Quant à cette dernière bataille de jour, on peut se demander si l’objectif principal des Gaulois de la plaine n’était pas seulement les camps qu’il fallait détruire, objectif qui était à leur portée, d’où le « déploiement » de leur infanterie devant ou plutôt autour des dits camps H et K.
Mais pourquoi, dans ce cas, la cavalerie gauloise se déploie-t-elle devant la ligne de fortification romaine ? Était-elle accompagnée des archers ? Pour faire une percée dans des retranchements endommagés ? Pour empêcher une sortie romaine prenant dans le dos les Gaulois qui s’attaquaient aux camps H et K ?
Côté César, quand, au paragraphe 87, il ordonne qu’une partie de cavalerie le suive et que l’autre contourne le retranchement extérieur pour attaquer Vercassivelaunos dans le dos, cela signifie, un, qu’il y avait une cavalerie romaine qui stationnait entre les deux lignes, celle qui suivra César, et une cavalerie germaine ou romano-germaine, à l’extérieur, dans le camp H, celle qui contournera.
Question : cette cavalerie romano-germaine ne semble être sortie du camp H que sur l’ordre de César et c’est pour intervenir sur l’autre front, celui de Bussy.

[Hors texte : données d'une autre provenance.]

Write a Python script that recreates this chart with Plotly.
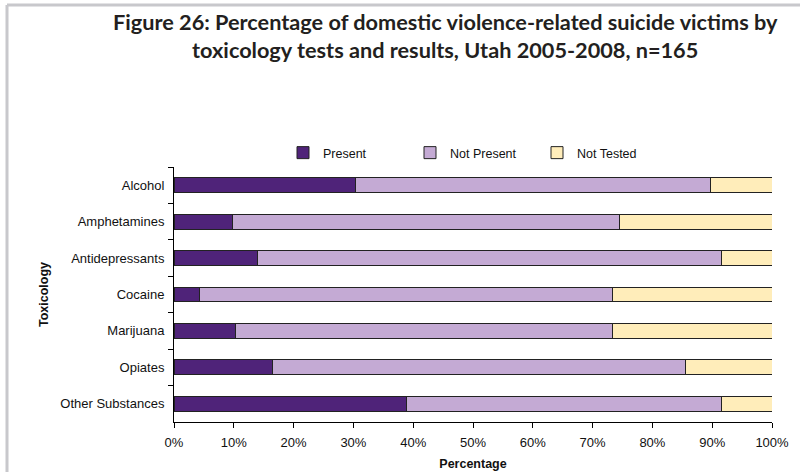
import plotly.graph_objects as go

categories = ["Alcohol", "Amphetamines", "Antidepressants", "Cocaine",
              "Marijuana", "Opiates", "Other Substances"]
present = [30.3, 9.7, 13.9, 4.2, 10.3, 16.4, 38.8]
not_present = [59.4, 64.8, 77.6, 69.1, 63.0, 69.1, 52.7]
not_tested = [10.3, 25.5, 8.5, 26.7, 26.7, 14.5, 8.5]
x_ticks = [0, 10, 20, 30, 40, 50, 60, 70, 80, 90, 100]
x_tick_labels = [f"{v}%" for v in x_ticks]

series = [("Present", present, "#4F2379"),
          ("Not Present", not_present, "#C4AAD4"),
          ("Not Tested", not_tested, "#FFEDBA")]

fig = go.Figure()
for name, vals, col in series:
    fig.add_trace(go.Bar(
        y=categories, x=vals, name=name, orientation="h",
        marker=dict(color=col, line=dict(color="#222222", width=1)),
    ))

font_axis = "Liberation Sans, Arial, sans-serif"
L, T, PW, PH = 174, 167, 598, 255

fig.update_layout(
    barmode="stack",
    bargap=0.59,
    width=800, height=472,
    margin=dict(l=L, r=800 - L - PW, t=T, b=472 - T - PH, autoexpand=False),
    paper_bgcolor="white",
    plot_bgcolor="white",
    font=dict(family=font_axis, size=13, color="#111111"),
    legend=dict(
        orientation="h",
        x=(283 - L) / PW, xanchor="left",
        y=1 + (T - 153) / PH, yanchor="middle",
        font=dict(family=font_axis, size=12.5, color="#111111"),
        entrywidth=82, entrywidthmode="pixels",
        itemwidth=30,
        traceorder="normal",
        bgcolor="rgba(0,0,0,0)",
    ),
    xaxis=dict(
        range=[0, 100],
        tickvals=x_ticks, ticktext=x_tick_labels,
        showgrid=False, zeroline=False,
        showline=True, linecolor="#000000", linewidth=1,
        ticks="outside", ticklen=5, tickcolor="#000000",
        ticklabelstandoff=3,
        automargin=False,
        title=dict(text="<b>Percentage</b>", font=dict(size=12.5), standoff=10),
    ),
    yaxis=dict(
        autorange="reversed",
        showgrid=False, zeroline=False,
        showline=True, linecolor="#000000", linewidth=1,
        ticks="outside", ticklen=5, tickcolor="#000000",
        tickson="boundaries",
        ticklabelstandoff=6,
        automargin=False,
        title=dict(text="<b>Toxicology</b>", font=dict(size=12.5), standoff=8),
    ),
    annotations=[
        dict(text="Figure 26: Percentage of domestic violence-related suicide victims by<br>toxicology tests and results, Utah 2005-2008, n=165",
             xref="paper", yref="paper",
             x=(445 - L) / PW, xanchor="center",
             y=1 + (T - 36) / PH, yanchor="middle",
             showarrow=False, align="center",
             font=dict(family="Lato, Open Sans, sans-serif", size=21.7,
                       color="#231F20", weight="bold")),
    ],
    shapes=[
        dict(type="line", xref="paper", yref="paper",
             x0=(7 - L) / PW, x1=(7 - L) / PW,
             y0=1 + (T - 5) / PH, y1=1 + (T - 480) / PH,
             line=dict(color="#C8C8CC", width=3)),
        dict(type="line", xref="paper", yref="paper",
             x0=(7 - L) / PW, x1=(810 - L) / PW,
             y0=1 + (T - 5) / PH, y1=1 + (T - 5) / PH,
             line=dict(color="#C8C8CC", width=3)),
    ],
)

fig.write_html("out.html",
               config={"displayModeBar": False},
               post_script="document.body.style.margin='0';document.body.style.overflow='hidden';")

César aurait-il fait le choix d’abandonner aux Gaulois le camp H mais aussi son camp logistique K, préférant intervenir pour sauver sa ligne de défense de la montagne de Bussy qui menaçait d’être percée ? Imaginez qu’il n’ait pas fait ce choix ? On peut rêver...
Les Gaulois du reste de l’armée de secours se sont-ils aussi attaqués à la ligne de retranchement extérieure romaine en même temps qu’aux camps romains H et K, Vercingétorix attaquant de l’autre côté ? César ne le dit pas clairement, mais ce qui le laisse supposer est que les Romains du retranchement entendaient les cris des Gaulois devant et derrière eux.